City Police

Mexican Federal Troops Replace City Police in 32 Towns

Federal Police to replace 32 municipal police forces in Mexico
Federal Police to replace 32 municipal police forces in Mexico

Mexican federal troops will replace local police in 32 municipalities, a top security official said on Wednesday, in a bid to contain drug gangs that have fueled a surge in violence and often operate in league with local police. This after announcing earlier in the week that a bill has been prepared that would replace the nations city police with state police.

Last week, President Enrique Pena Nieto vowed to stop collusion between officials and drug gangs as he tried to defuse anger over an apparent massacre of 43 students in September in the southwestern state of Guerrero.

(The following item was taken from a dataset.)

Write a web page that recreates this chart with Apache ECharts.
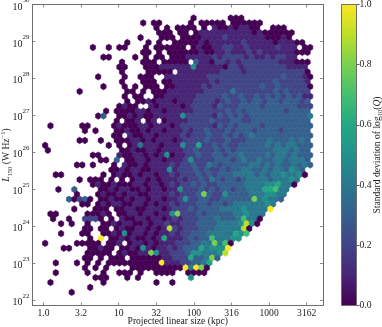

Monte Alejandro Rubido, director of the National Security Commission, said in a statement that military troops and federal police had taken control of security operations in the municipalities spread across the states of Guerrero, Michoacan and the State of Mexico.

The government did not say how many federal troops had been deployed in the operation.

Pena Nieto is under growing pressure from protesters to end impunity and brutality by security forces since the trainee teachers were abducted by corrupt police and handed over to a local drug gang in the city of Iguala on Sept. 26.

The disappearances have been the toughest challenge yet faced by Pena Nieto, who took office two years ago vowing to restore order in Mexico, where about 100,000 people have died in violence linked to organized crime since 2007.

Homicide rates have fallen slightly since Pena Nieto took over, but the number of crimes such as kidnapping and extortion, often committed by corrupt police, have continued to rise.